Robert Mondavi (born June 18, 1913, Virginia, Minnesota, U.S.—died May 16, 2008, Yountville, California, U.S.) was an American winemaker who created American wines that rivaled European labels and helped generate the rebirth of California’s wine industry. He introduced the use of stainless steel tanks for cold fermentation, reinstated French oak barrels into the winemaking process, and inaugurated tastings and public tours of his winery.
Mondavi earned an undergraduate degree from Stanford University in economics and business administration and studied oenology at the University of California, Berkeley. He urged his father (then co-owner of a small California winery) to buy the historic Charles Krug Winery in 1943 and helped run the business with his father and brother for more than 20 years. After a falling out with his brother, however, Mondavi left the Krug Winery in 1965. The next year he established the Robert Mondavi Winery with the goal of producing world-class wines in California; it was the first major winery to be built in the Napa Valley since the 1930s.
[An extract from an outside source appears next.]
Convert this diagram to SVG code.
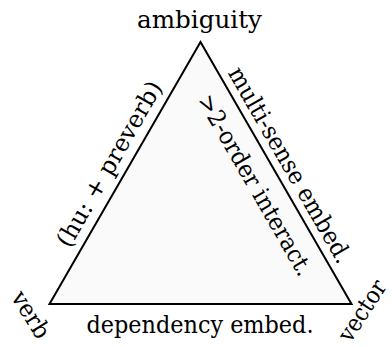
<svg xmlns="http://www.w3.org/2000/svg" width="392" height="347" viewBox="0 0 392 347">
<style>
text{font-family:'DejaVu Serif','Liberation Serif',serif;font-size:24px;fill:#000;text-anchor:middle}
.edge{fill:#fafafa;stroke:#000;stroke-width:2;stroke-linejoin:miter;stroke-miterlimit:10}
</style>
<rect width="392" height="347" fill="#fff"/>
<g id="connectors">
<polygon class="edge" points="200.5,42 351.5,304 49.5,304"/>
</g>
<g id="ambiguity"><text x="199.5" y="28" textLength="125" lengthAdjust="spacingAndGlyphs">ambiguity</text></g>
<g id="verb"><text transform="translate(24,319) rotate(58)" textLength="51" lengthAdjust="spacingAndGlyphs">verb</text></g>
<g id="vector"><text transform="translate(369,315) rotate(-57)" textLength="68" lengthAdjust="spacingAndGlyphs">vector</text></g>
<g id="edge-labels">
<text transform="translate(116.3,168) rotate(-60)" textLength="187" lengthAdjust="spacingAndGlyphs">(hu: + preverb)</text>
<text transform="translate(282.9,169) rotate(60)" textLength="222" lengthAdjust="spacingAndGlyphs">multi-sense embed.</text>
<text transform="translate(248.3,189) rotate(60)" textLength="205" lengthAdjust="spacingAndGlyphs">&gt;2-order interact.</text>
<text x="200" y="333" textLength="227" lengthAdjust="spacingAndGlyphs">dependency embed.</text>
</g>
</svg>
Throughout his career, Mondavi partnered with vintners of international fame, most notably with Baron Philippe de Rothschild of France to create (1979) Opus One, a California cabernet sauvignon (Opus One later became a winery). Mondavi also collaborated with winemakers in Chile, Australia, and Italy. After additional family squabbles and several years of fluctuating wine sales, Mondavi sold his company in 2004 to Constellation Brands for $1.3 billion. He was coauthor of the memoir Harvest of Joy: My Passion for Excellence (1998) and was the subject of The House of Mondavi: The Rise and Fall of an American Wine Dynasty (2007). Mondavi was honoured (2005) with the French Legion of Honour, and in 2007 he was inducted into the California Hall of Fame.